TASK BRIEF
Your task is to write out only the lines running from the line with "Give me the D3.js source for this chart." to the line with "cement used in C", both ends kept, with no images.

Rows from a dataset of charts and code

============

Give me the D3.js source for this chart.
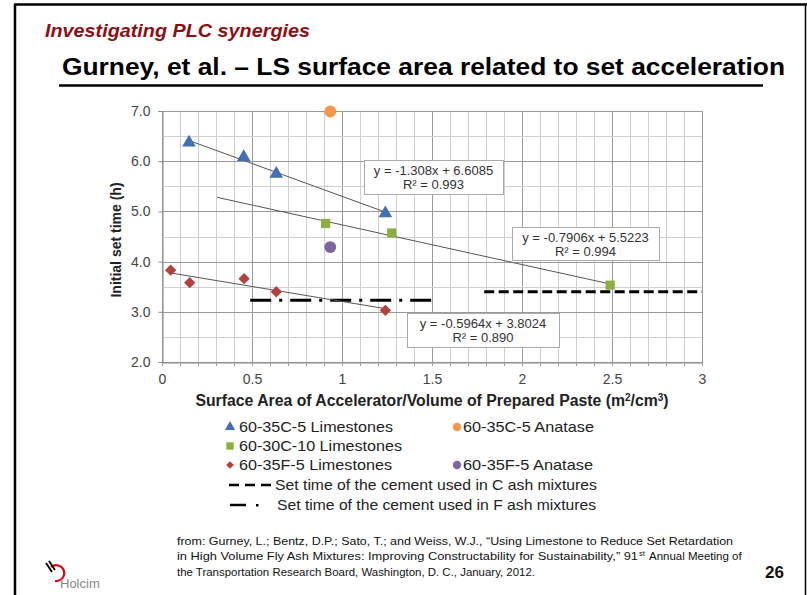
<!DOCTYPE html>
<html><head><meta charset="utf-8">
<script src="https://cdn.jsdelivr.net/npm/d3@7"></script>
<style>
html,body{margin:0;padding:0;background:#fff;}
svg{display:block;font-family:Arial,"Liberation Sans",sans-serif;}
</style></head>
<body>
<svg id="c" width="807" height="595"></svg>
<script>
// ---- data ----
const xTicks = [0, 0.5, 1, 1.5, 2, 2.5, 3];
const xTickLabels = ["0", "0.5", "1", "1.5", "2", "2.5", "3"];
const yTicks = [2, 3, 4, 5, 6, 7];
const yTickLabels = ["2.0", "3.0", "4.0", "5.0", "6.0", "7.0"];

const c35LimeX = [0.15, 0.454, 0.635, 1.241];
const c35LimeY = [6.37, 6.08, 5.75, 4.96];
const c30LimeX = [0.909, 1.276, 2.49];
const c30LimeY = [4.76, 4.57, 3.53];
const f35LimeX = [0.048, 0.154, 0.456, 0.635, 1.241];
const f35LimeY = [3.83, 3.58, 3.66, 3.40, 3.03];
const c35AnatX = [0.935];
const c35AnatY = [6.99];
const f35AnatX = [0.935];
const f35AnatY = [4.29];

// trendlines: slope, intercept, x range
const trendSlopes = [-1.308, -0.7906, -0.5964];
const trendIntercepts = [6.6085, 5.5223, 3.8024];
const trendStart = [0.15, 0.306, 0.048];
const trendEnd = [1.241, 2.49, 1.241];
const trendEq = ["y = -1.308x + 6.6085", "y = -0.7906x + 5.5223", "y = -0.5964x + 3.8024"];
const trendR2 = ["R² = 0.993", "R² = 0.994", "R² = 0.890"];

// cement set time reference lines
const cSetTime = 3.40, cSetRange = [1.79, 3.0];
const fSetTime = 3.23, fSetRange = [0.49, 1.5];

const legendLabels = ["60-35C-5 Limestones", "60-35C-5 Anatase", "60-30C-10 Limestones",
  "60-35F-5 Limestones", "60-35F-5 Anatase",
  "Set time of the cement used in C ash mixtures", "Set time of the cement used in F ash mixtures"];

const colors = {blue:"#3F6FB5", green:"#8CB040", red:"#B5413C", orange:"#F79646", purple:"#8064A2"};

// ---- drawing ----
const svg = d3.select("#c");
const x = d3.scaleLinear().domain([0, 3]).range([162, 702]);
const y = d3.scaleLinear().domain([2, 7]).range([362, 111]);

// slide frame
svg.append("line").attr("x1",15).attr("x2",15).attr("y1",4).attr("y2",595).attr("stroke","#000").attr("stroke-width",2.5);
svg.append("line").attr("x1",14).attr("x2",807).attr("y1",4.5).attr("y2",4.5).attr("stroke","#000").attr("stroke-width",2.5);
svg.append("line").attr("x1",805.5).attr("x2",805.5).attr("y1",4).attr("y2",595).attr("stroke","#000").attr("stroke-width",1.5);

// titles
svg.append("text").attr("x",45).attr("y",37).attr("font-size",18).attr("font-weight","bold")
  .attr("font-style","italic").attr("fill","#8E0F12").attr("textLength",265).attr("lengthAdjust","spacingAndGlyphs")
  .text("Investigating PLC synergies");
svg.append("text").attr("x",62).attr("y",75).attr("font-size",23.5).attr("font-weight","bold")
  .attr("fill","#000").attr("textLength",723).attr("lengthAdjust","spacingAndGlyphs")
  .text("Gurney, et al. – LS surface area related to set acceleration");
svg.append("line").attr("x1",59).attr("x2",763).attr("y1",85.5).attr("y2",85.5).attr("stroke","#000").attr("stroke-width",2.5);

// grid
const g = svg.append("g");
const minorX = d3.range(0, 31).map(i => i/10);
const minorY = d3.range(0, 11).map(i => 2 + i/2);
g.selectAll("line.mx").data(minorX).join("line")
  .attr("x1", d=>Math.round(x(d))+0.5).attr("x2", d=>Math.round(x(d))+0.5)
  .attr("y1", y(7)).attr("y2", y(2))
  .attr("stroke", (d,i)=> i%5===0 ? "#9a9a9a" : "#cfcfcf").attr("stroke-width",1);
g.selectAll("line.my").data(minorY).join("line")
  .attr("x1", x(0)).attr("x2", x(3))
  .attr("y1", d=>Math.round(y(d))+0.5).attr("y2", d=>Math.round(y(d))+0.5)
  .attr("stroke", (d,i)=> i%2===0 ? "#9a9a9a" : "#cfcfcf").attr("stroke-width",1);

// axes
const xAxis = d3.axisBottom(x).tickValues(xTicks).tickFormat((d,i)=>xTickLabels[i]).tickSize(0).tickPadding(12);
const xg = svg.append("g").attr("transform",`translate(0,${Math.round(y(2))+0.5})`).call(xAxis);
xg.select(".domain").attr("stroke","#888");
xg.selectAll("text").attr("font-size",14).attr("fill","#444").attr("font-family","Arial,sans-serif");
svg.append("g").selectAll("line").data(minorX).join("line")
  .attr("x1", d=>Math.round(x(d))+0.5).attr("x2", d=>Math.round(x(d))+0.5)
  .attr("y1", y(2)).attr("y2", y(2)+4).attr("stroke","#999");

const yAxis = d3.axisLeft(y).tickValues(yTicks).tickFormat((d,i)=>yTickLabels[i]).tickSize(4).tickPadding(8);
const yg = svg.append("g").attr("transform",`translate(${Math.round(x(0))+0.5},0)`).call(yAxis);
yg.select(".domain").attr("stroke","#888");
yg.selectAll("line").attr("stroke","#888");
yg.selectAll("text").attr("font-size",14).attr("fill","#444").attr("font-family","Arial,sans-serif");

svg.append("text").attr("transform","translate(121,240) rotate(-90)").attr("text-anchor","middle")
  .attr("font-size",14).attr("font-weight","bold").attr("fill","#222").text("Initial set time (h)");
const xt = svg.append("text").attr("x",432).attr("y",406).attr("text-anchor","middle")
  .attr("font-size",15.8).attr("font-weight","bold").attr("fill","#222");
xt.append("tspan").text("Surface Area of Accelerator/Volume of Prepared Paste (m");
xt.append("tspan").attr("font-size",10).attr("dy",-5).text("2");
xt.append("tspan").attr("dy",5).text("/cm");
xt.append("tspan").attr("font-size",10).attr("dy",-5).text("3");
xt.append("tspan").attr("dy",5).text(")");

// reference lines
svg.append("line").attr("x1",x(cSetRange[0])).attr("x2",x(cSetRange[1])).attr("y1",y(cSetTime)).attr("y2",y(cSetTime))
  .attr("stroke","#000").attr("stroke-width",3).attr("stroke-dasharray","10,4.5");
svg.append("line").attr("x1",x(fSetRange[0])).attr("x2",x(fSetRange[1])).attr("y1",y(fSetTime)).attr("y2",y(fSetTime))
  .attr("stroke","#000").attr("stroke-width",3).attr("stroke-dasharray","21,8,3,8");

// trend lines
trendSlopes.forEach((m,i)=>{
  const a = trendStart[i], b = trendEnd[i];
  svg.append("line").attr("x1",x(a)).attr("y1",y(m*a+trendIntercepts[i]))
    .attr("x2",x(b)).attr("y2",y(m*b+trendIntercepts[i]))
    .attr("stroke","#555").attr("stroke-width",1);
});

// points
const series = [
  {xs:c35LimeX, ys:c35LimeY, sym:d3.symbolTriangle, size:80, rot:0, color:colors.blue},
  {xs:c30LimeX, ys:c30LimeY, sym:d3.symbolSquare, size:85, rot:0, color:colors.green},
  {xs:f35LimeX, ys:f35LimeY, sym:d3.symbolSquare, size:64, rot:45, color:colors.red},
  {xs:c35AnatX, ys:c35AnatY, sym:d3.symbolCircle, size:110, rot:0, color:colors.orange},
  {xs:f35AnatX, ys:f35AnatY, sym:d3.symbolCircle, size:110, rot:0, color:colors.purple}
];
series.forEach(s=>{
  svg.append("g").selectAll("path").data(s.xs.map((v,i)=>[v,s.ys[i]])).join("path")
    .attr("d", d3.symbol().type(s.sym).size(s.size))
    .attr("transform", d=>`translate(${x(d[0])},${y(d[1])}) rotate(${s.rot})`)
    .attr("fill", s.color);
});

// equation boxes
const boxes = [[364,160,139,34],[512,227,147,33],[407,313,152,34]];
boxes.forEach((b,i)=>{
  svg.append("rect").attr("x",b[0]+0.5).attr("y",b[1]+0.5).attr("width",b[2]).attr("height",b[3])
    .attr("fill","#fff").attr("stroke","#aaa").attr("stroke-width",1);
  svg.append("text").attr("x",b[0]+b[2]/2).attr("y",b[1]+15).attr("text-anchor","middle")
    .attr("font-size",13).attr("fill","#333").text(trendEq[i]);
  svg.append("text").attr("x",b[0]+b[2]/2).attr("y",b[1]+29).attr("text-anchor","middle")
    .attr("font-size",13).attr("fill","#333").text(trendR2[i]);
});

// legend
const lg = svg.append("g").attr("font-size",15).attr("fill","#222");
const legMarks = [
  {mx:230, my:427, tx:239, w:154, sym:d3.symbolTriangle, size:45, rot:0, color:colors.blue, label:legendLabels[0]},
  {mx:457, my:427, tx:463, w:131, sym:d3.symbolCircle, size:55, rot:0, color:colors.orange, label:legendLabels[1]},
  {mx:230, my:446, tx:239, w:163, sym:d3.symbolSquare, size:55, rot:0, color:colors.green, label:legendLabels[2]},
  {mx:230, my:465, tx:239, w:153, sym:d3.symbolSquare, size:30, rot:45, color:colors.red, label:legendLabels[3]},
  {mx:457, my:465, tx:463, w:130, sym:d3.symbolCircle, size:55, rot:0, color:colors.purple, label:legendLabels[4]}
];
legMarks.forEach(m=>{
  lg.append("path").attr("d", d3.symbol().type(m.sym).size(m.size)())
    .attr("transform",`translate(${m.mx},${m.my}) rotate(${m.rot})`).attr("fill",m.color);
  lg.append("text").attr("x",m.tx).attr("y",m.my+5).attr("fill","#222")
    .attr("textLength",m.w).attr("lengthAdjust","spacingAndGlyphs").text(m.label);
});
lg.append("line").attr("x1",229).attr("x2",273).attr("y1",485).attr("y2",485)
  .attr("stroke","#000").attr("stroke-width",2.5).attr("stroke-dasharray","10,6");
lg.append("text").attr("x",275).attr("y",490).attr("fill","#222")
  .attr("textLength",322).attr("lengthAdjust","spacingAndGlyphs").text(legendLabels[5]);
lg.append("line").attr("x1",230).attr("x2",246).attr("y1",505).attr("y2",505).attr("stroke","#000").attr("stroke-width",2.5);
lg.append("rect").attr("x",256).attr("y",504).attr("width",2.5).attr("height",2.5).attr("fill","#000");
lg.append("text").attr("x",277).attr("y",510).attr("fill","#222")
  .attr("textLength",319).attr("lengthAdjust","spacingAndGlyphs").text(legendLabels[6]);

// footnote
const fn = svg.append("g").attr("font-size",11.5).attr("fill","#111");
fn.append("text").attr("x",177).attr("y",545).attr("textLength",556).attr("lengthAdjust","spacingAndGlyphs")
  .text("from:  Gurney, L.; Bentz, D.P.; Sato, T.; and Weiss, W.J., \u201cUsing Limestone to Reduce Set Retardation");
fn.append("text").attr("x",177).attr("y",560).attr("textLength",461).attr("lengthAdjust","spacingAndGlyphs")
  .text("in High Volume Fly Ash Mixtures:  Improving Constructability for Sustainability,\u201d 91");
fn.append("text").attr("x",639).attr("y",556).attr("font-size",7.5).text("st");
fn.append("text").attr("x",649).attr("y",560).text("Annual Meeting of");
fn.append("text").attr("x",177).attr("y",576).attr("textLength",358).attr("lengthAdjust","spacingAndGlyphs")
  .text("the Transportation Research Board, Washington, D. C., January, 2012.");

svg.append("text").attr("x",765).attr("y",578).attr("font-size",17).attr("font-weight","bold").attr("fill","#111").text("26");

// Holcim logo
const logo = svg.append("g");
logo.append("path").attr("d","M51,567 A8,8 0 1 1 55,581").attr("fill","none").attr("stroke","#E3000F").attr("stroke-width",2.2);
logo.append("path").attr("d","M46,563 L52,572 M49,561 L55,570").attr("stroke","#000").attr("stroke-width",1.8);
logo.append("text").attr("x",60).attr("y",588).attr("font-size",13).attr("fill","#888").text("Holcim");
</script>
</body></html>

============

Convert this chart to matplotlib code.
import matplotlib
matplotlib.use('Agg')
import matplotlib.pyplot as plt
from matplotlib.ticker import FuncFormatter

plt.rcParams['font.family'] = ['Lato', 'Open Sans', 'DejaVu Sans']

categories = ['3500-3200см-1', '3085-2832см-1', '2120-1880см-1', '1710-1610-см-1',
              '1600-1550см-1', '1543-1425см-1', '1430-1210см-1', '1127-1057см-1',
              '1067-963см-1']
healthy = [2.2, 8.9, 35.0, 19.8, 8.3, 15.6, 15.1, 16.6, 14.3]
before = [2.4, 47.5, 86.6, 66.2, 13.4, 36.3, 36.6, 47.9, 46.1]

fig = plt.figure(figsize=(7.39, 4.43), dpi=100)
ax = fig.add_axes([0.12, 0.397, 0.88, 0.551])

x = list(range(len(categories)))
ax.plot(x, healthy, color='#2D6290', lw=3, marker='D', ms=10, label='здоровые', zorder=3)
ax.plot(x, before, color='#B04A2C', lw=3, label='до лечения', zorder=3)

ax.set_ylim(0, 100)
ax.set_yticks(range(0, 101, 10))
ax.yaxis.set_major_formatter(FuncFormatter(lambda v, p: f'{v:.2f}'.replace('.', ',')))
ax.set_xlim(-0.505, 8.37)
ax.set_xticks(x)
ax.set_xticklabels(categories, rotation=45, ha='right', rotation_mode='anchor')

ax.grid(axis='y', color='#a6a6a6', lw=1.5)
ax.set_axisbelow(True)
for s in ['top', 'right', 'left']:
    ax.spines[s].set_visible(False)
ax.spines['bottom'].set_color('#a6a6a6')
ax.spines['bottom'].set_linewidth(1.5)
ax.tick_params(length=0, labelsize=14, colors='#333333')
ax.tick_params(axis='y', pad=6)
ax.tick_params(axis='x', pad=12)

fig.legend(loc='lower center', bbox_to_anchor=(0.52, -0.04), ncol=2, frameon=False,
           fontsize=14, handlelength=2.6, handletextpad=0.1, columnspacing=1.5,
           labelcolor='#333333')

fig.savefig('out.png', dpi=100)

============

THE SOLUTION
Give me the D3.js source for this chart.
<!DOCTYPE html>
<html><head><meta charset="utf-8">
<script src="https://cdn.jsdelivr.net/npm/d3@7"></script>
<style>
html,body{margin:0;padding:0;background:#fff;}
svg{display:block;font-family:Arial,"Liberation Sans",sans-serif;}
</style></head>
<body>
<svg id="c" width="807" height="595"></svg>
<script>
// ---- data ----
const xTicks = [0, 0.5, 1, 1.5, 2, 2.5, 3];
const xTickLabels = ["0", "0.5", "1", "1.5", "2", "2.5", "3"];
const yTicks = [2, 3, 4, 5, 6, 7];
const yTickLabels = ["2.0", "3.0", "4.0", "5.0", "6.0", "7.0"];

const c35LimeX = [0.15, 0.454, 0.635, 1.241];
const c35LimeY = [6.37, 6.08, 5.75, 4.96];
const c30LimeX = [0.909, 1.276, 2.49];
const c30LimeY = [4.76, 4.57, 3.53];
const f35LimeX = [0.048, 0.154, 0.456, 0.635, 1.241];
const f35LimeY = [3.83, 3.58, 3.66, 3.40, 3.03];
const c35AnatX = [0.935];
const c35AnatY = [6.99];
const f35AnatX = [0.935];
const f35AnatY = [4.29];

// trendlines: slope, intercept, x range
const trendSlopes = [-1.308, -0.7906, -0.5964];
const trendIntercepts = [6.6085, 5.5223, 3.8024];
const trendStart = [0.15, 0.306, 0.048];
const trendEnd = [1.241, 2.49, 1.241];
const trendEq = ["y = -1.308x + 6.6085", "y = -0.7906x + 5.5223", "y = -0.5964x + 3.8024"];
const trendR2 = ["R² = 0.993", "R² = 0.994", "R² = 0.890"];

// cement set time reference lines
const cSetTime = 3.40, cSetRange = [1.79, 3.0];
const fSetTime = 3.23, fSetRange = [0.49, 1.5];

const legendLabels = ["60-35C-5 Limestones", "60-35C-5 Anatase", "60-30C-10 Limestones",
  "60-35F-5 Limestones", "60-35F-5 Anatase",
  "Set time of the cement used in C ash mixtures", "Set time of the cement used in F ash mixtures"];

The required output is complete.